McGurgan was also prompted to produce this photoshoot by the death by suicide of a young woman, a friend-of-a-friend, in the past few months.

“I was struck by how the darkness can creep up on you. By how the darkness can take such a stronghold. I knew I wanted to create something that reflected that other person inside of us — the dark side we have to sometimes wrestle with.”

Paddy McGurgan
Paddy McGurgan

The idea of a beautiful young woman struggling with the dark side inspired the central black and white image of a silhouetted face-within-a-face that you see here. “This young woman was a beautiful girl. She was super funky and trendy and into her makeup.

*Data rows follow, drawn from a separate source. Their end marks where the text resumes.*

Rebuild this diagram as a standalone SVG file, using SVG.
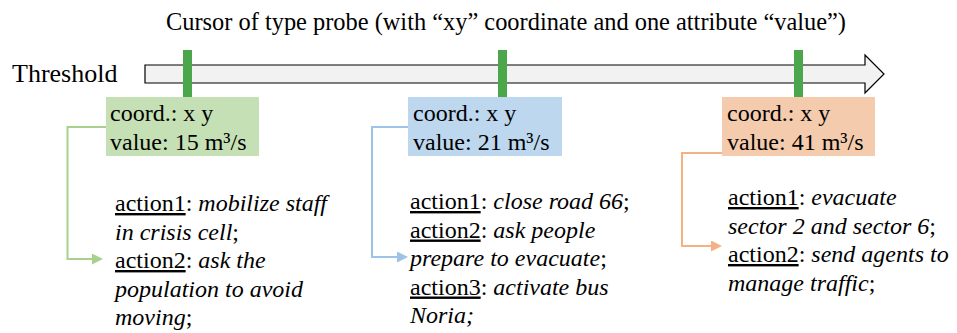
<svg xmlns="http://www.w3.org/2000/svg" width="957" height="333" viewBox="0 0 957 333" font-family="'Liberation Serif', 'Times New Roman', 'DejaVu Serif', serif">
<style>
text{font-family:'Liberation Serif','Times New Roman','DejaVu Serif',serif;fill:#000}
.title{font-size:24.4px}
.thr{font-size:26px}
.bx{font-size:24px}
.act{font-size:24px}
.u{text-decoration:underline}
.i{font-style:italic}
.probe{fill:#4ca64c}
.conn{fill:none;stroke-width:2}
</style>
<defs>
<marker id="ag" markerUnits="userSpaceOnUse" markerWidth="11" markerHeight="11" refX="1" refY="5.5" orient="auto"><path d="M0,0 L11,5.5 L0,11 z" fill="#a9d18e"/></marker>
<marker id="ab" markerUnits="userSpaceOnUse" markerWidth="11" markerHeight="11" refX="1" refY="5.5" orient="auto"><path d="M0,0 L11,5.5 L0,11 z" fill="#9dc3e6"/></marker>
<marker id="ao" markerUnits="userSpaceOnUse" markerWidth="11" markerHeight="11" refX="1" refY="5.5" orient="auto"><path d="M0,0 L11,5.5 L0,11 z" fill="#f4b183"/></marker>
</defs>
<rect width="957" height="333" fill="#fff"/>
<text class="title" x="506" y="30" text-anchor="middle">Cursor of type probe (with “xy” coordinate and one attribute “value”)</text>
<g id="threshold">
<text class="thr" x="12" y="82">Threshold</text>
<polygon points="145,65 865,65 865,55 884,74 865,93 865,83 145,83 " fill="#f2f2f2" stroke="#000" stroke-width="1.2"/>
</g>
<g id="connectors">
<path class="conn" d="M106,127 H67.5 V259 H93" stroke="#a9d18e" marker-end="url(#ag)"/>
<path class="conn" d="M408,127 H372 V257 H398" stroke="#9dc3e6" marker-end="url(#ab)"/>
<path class="conn" d="M723,128 V153 H682 V246 H712" stroke="#f4b183" marker-end="url(#ao)"/>
</g>
<g id="probe1">
<rect class="probe" x="183" y="50" width="9" height="47"/>
<rect x="106" y="97" width="153" height="59" fill="#c5e0b4"/>
<text class="bx" x="110" y="121">coord.: x y</text>
<text class="bx" x="110" y="150">value: 15 m³/s</text>
</g>
<g id="probe2">
<rect class="probe" x="498" y="50" width="9" height="47"/>
<rect x="408" y="97" width="154" height="59" fill="#bdd7ee"/>
<text class="bx" x="413" y="121">coord.: x y</text>
<text class="bx" x="413" y="150">value: 21 m³/s</text>
</g>
<g id="probe3">
<rect class="probe" x="794" y="50" width="9" height="47"/>
<rect x="722" y="97" width="153" height="59" fill="#f4cbad"/>
<text class="bx" x="727" y="121">coord.: x y</text>
<text class="bx" x="727" y="150">value: 41 m³/s</text>
</g>
<g id="actions1">
<text class="act" x="115" y="211"><tspan class="u">action1</tspan>: <tspan class="i">mobilize staff</tspan></text>
<text class="act" x="115" y="239.5"><tspan class="i">in crisis cell</tspan>;</text>
<text class="act" x="115" y="268"><tspan class="u">action2</tspan>: <tspan class="i">ask the</tspan></text>
<text class="act" x="115" y="296.5"><tspan class="i">population to avoid</tspan></text>
<text class="act" x="115" y="325"><tspan class="i">moving</tspan>;</text>
</g>
<g id="actions2">
<text class="act" x="410" y="209"><tspan class="u">action1</tspan>: <tspan class="i">close road 66</tspan>;</text>
<text class="act" x="410" y="237.5"><tspan class="u">action2</tspan>: <tspan class="i">ask people</tspan></text>
<text class="act" x="410" y="266"><tspan class="i">prepare to evacuate</tspan>;</text>
<text class="act" x="410" y="294.5"><tspan class="u">action3</tspan>: <tspan class="i">activate bus</tspan></text>
<text class="act" x="410" y="323"><tspan class="i">Noria;</tspan></text>
</g>
<g id="actions3">
<text class="act" x="728" y="205"><tspan class="u">action1</tspan>: <tspan class="i">evacuate</tspan></text>
<text class="act" x="728" y="233.5"><tspan class="i">sector 2 and sector 6</tspan>;</text>
<text class="act" x="728" y="262"><tspan class="u">action2</tspan>: <tspan class="i">send agents to</tspan></text>
<text class="act" x="728" y="290.5"><tspan class="i">manage traffic</tspan>;</text>
</g>
</svg>
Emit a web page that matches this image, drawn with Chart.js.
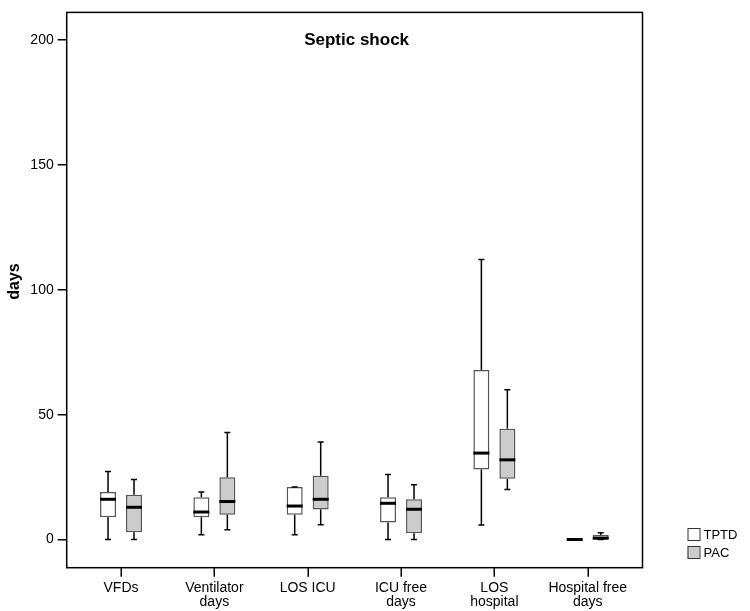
<!DOCTYPE html>
<html>
<head>
<meta charset="utf-8">
<script src="https://cdn.jsdelivr.net/npm/chart.js@4/dist/chart.umd.min.js"></script>
<style>
  html, body { margin: 0; padding: 0; background: #ffffff; }
  #wrap { width: 750px; height: 611px; }
</style>
</head>
<body>
<div id="wrap"><canvas id="c" width="750" height="611"></canvas></div>
<script>
// ---- data ----
const chartTitle = "Septic shock";
const yTitle = "days";
const categories = ["VFDs", ["Ventilator", "days"], "LOS ICU", ["ICU free", "days"], ["LOS", "hospital"], ["Hospital free", "days"]];
const seriesNames = ["TPTD", "PAC"];

const tptdMin = [0, 1.9, 1.9, 0, 5.8, 0];
const tptdQ1  = [8.9, 8.9, 9.9, 6.8, 28.0, 0];
const tptdMed = [16.1, 11.0, 13.4, 14.5, 34.6, 0];
const tptdQ3  = [19.0, 16.9, 21.0, 16.9, 67.9, 0];
const tptdMax = [27.2, 19.0, 21.0, 26.0, 112.1, 0];

const pacMin = [0, 3.9, 5.9, 0, 20.0, 0];
const pacQ1  = [2.9, 9.9, 12.0, 2.5, 24.3, 0];
const pacMed = [12.9, 15.2, 16.1, 12.1, 31.9, 0.5];
const pacQ3  = [17.9, 24.9, 25.5, 16.1, 44.4, 1.8];
const pacMax = [24.0, 42.8, 39.0, 21.9, 60.0, 2.7];

const yTicks = [0, 50, 100, 150, 200];
const yMin = -11.3, yMax = 211.1;
const xMin = -0.582, xMax = 5.587;

// ---- build datasets ----
function boxData(q1, q3) { return categories.map((c, i) => ({ x: i, y: [q1[i], q3[i]] })); }
const stats = [
  { min: tptdMin, med: tptdMed, max: tptdMax },
  { min: pacMin, med: pacMed, max: pacMax }
];

const FONT = "'Liberation Sans', Arial, sans-serif";

const boxPlugin = {
  id: 'boxWhiskers',
  afterDatasetsDraw(chart) {
    const ctx = chart.ctx, ys = chart.scales.y;
    chart.data.datasets.forEach((ds, di) => {
      const meta = chart.getDatasetMeta(di);
      const s = stats[di];
      meta.data.forEach((bar, i) => {
        const p = bar.getProps(['x', 'width'], true);
        const x = p.x, w = p.width;
        const q1 = ds.data[i].y[0], q3 = ds.data[i].y[1];
        const pq1 = ys.getPixelForValue(q1), pq3 = ys.getPixelForValue(q3);
        const pmin = ys.getPixelForValue(s.min[i]), pmax = ys.getPixelForValue(s.max[i]);
        const pmed = ys.getPixelForValue(s.med[i]);
        ctx.save();
        ctx.strokeStyle = '#000';
        ctx.lineWidth = 1.5;
        ctx.beginPath();
        if (pmax < pq3) { ctx.moveTo(x, pq3); ctx.lineTo(x, pmax); }
        if (pmin > pq1) { ctx.moveTo(x, pq1); ctx.lineTo(x, pmin); }
        ctx.stroke();
        ctx.beginPath();
        if (s.max[i] > s.min[i]) {
          ctx.moveTo(x - 3, pmax); ctx.lineTo(x + 3, pmax);
          ctx.moveTo(x - 3, pmin); ctx.lineTo(x + 3, pmin);
        }
        ctx.stroke();
        ctx.lineWidth = 3;
        ctx.beginPath();
        ctx.moveTo(x - w / 2, pmed); ctx.lineTo(x + w / 2, pmed);
        ctx.stroke();
        ctx.restore();
      });
    });
  },
  afterDraw(chart) {
    const ctx = chart.ctx, a = chart.chartArea, xs = chart.scales.x;
    ctx.save();
    // frame
    ctx.strokeStyle = '#000';
    ctx.lineWidth = 1.5;
    ctx.strokeRect(a.left, a.top, a.right - a.left, a.bottom - a.top);
    // x tick marks
    ctx.beginPath();
    categories.forEach((c, i) => {
      const px = Math.round(xs.getPixelForValue(i)) + 0.25;
      ctx.moveTo(px, a.bottom);
      ctx.lineTo(px, a.bottom + 9);
    });
    ctx.stroke();
    // title inside plot
    ctx.fillStyle = '#000';
    ctx.font = "bold 17px " + FONT;
    ctx.textAlign = 'center';
    ctx.textBaseline = 'alphabetic';
    ctx.fillText(chartTitle, (a.left + a.right) / 2 + 2, a.top + 33);
    // y axis title
    ctx.save();
    ctx.translate(19, 281.5);
    ctx.rotate(-Math.PI / 2);
    ctx.font = "bold 16px " + FONT;
    ctx.textAlign = 'center';
    ctx.textBaseline = 'alphabetic';
    ctx.fillText(yTitle, 0, 0);
    ctx.restore();
    // legend
    ctx.font = "13px " + FONT;
    ctx.textAlign = 'left';
    ctx.textBaseline = 'middle';
    chart.data.datasets.forEach((ds, i) => {
      const bx = a.right + 45, by = 528 + i * 18;
      ctx.fillStyle = ds.backgroundColor;
      ctx.fillRect(bx, by, 12, 12);
      ctx.strokeStyle = '#333';
      ctx.lineWidth = 1;
      ctx.strokeRect(bx + 0.5, by + 0.5, 12, 12);
      ctx.fillStyle = '#000';
      ctx.fillText(ds.label, bx + 16, by + 7);
    });
    ctx.restore();
  }
};

new Chart(document.getElementById('c'), {
  type: 'bar',
  data: {
    datasets: [
      {
        label: seriesNames[0],
        data: boxData(tptdQ1, tptdQ3),
        backgroundColor: '#ffffff',
        borderColor: '#555555',
        borderWidth: 1.5,
        borderSkipped: false
      },
      {
        label: seriesNames[1],
        data: boxData(pacQ1, pacQ3),
        backgroundColor: '#cccccc',
        borderColor: '#555555',
        borderWidth: 1.5,
        borderSkipped: false
      }
    ]
  },
  options: {
    responsive: false,
    animation: false,
    categoryPercentage: 0.557,
    barPercentage: 0.615,
    layout: { padding: { top: 7, right: 107.5, bottom: 0, left: 0 } },
    plugins: {
      legend: { display: false },
      title: { display: false },
      tooltip: { enabled: false }
    },
    scales: {
      x: {
        type: 'linear',
        min: xMin,
        max: xMax,
        offset: false,
        afterBuildTicks(scale) { scale.ticks = categories.map((c, i) => ({ value: i })); },
        afterFit(scale) { scale.height = 43.3; },
        border: { display: false },
        grid: { display: false, drawTicks: false },
        ticks: {
          autoSkip: false,
          maxRotation: 0,
          padding: 13,
          color: '#000',
          font: { family: FONT, size: 14, lineHeight: 1.0 },
          callback: (v) => categories[Math.round(v)]
        }
      },
      y: {
        min: yMin,
        max: yMax,
        afterBuildTicks(scale) { scale.ticks = yTicks.map(v => ({ value: v })); },
        afterFit(scale) { scale.width = 66.7; },
        border: { display: false },
        grid: { display: true, drawOnChartArea: false, drawTicks: true, tickLength: 9, color: '#000', lineWidth: 1.5 },
        ticks: {
          padding: 4,
          color: '#000',
          font: { family: FONT, size: 14 }
        },
        title: { display: false }
      }
    }
  },
  plugins: [boxPlugin]
});
</script>
</body>
</html>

So I wanted to do a beautiful face on one side — a typical look that you see on many young women. No matter how much beauty you see in someone, it doesn’t necessarily follow that they see the same beauty in themselves.”

“Our rates of suicide are climbing,” says McGurgan.

“Even my own staff have been affected. It’s an epidemic. I feel a responsibility to do anything I can by using my art to highlight the issue and to try to get the services in place for the people who need them.”